Second most common value with Pandas

python
pandas
r
Published

March 22, 2020

I really like method chaining in Pandas. It reduces the risk of typos or errors from running assignment out of order. However some things are really difficult to do with method chaining in Pandas; in particular getting the second most common value of each group.

This is much easier to do in R’s dplyr with its consistent and flexible syntax than it is with Pandas.

Problem

For the table below find the total frequency and the second most common value of y by frequency for each x (in the case of ties any second most common value will suffice).

x y frequency
1 1 3
1 2 2
1 3 2
2 2 2
2 1 1
3 1 1

Answer:

x frequency second
1 6 2
2 3 1
3 1 NA

Solution with dplyr

This is pretty straightforward to solve in R with dplyr; we can first sort the columns by frequency and pick the second element:

d <- data.frame(x=c(1,1,1,2,2,3),
                y=c(1,2,3,1,2,1),
                n=c(3,2,1,1,2,1))

d %>%
group_by(x) %>%
arrange(desc(n)) %>%
summarise(n = sum(n), second = nth(y, 2))

This gives exactly the result above.

Solving with Pandas

Starting with the same dataframe

df = pd.DataFrame({'x': [1, 1, 1, 2, 2, 3],
                   'y': [1, 2, 3, 1, 2, 1],
                   'n': [3, 2, 1, 1, 2, 1]})

To get the results over multiple lines is straightforward:

totals = df.groupby('y').n.sum()
# Note nth is 0 indexed
second = df.sort_values('n', ascending=False).groupby('x').y.nth(1)
ans = pd.DataFrame({'n': totals, 'second': second})

This is fine, but it means you have to break a chain.
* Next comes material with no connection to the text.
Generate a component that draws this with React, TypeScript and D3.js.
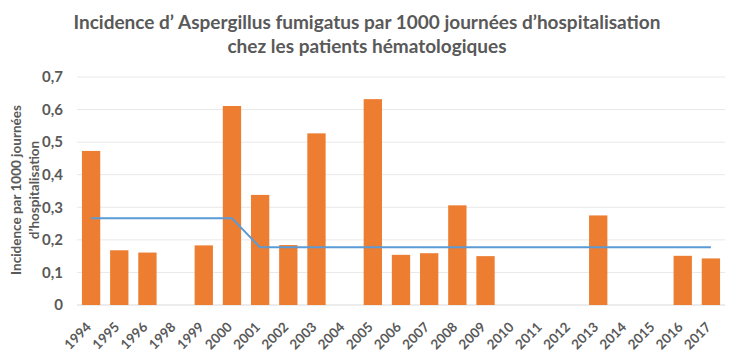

You can chain directly with agg if we want to find the top value:

(df
.sort_values('n', ascending=False)
.groupby('x')
.agg(n=('n', 'sum'), first=('y', 'first'))
)

Unfortunately there’s no built in second function. There is an nth function, but there’s no way to pass the argument n in the agg call.

We could try to wrap nth in a partial, but I can’t work out where in pandas nth is defined. Passing pandas.core.groupby.generic.DataFrameGroupBy.nth to agg gives an error.

> df.groupby('y').agg(a=('x', lambda x: nth(x,1)))
TypeError: n needs to be an int or a list/set/tuple of ints

We could try to define our own function to find the nth item, iloc almost works, but if there’s an item that doesn’t have an nth item it raises an IndexError.

> (df
.sort_values('n', ascending=False)
.groupby('x')
.agg(n=('n', 'sum'), second=('y', lambda y: y.iloc[1]))
)
IndexError: single positional indexer is out-of-bounds

Another strategy would be to slice into a running count; in dplyr:

d %>%
group_by(x) %>%
arrange(desc(n)) %>%
mutate(rn = row_number(),
       second = ifelse(rn == 2, y, NA)) %>%
summarise(n=sum(n), second=first(na.omit(second)))

We can do this in Pandas because the first function ignores NaN values where it can. Without chaining in Pandas this looks like:

df['rn'] = df.sort_values('n', ascending=False).groupby('x').cumcount()
df['second'] = df.y[df.rn == 1]
df.groupby('x').agg(n=('n', 'sum'), second=('second', 'first'))

I’m still not sure how to chain either of the two ways! One way I can get it to chain is by setting the index and assigning:

(df
.sort_values('n', ascending=False)
.set_index('x')
.assign(second=lambda df: df.groupby('x').y.nth(1))
.groupby('x')
.agg(n=('n', 'sum'), second=('second', 'first'))
)

Unfortunately here the cure is worse than the disease and the chain is hard to manage and unreadable.

A cleaner way is to define an nth function that does what we need:

import numpy as np
def get_nth(n):
  def nth(x):
    return x[n] if len(x) > n else np.nan
  return nth

(df
.sort_values('n', ascending=False)
.groupby('x')
.agg(n=('n', 'sum'), second=('y', get_nth(1)))
)

Another even better option suggested by Samuel Oranyeli is to use pipe to be able to use nth with other aggregations:

df
.groupby('x')
.pipe(lambda df: pd.DataFrame({'frequency' : df.n.sum(),
                               'second' : df.y.nth(1)}))

While these will do, they’re still quite frustrating to use. I’ll be watching the Python libraries that are built on top of Pandas, like Siuba (an adaptation of dplyr) and Datatable (an adaptation of the R DataTables library), which may make these transformations easier to do.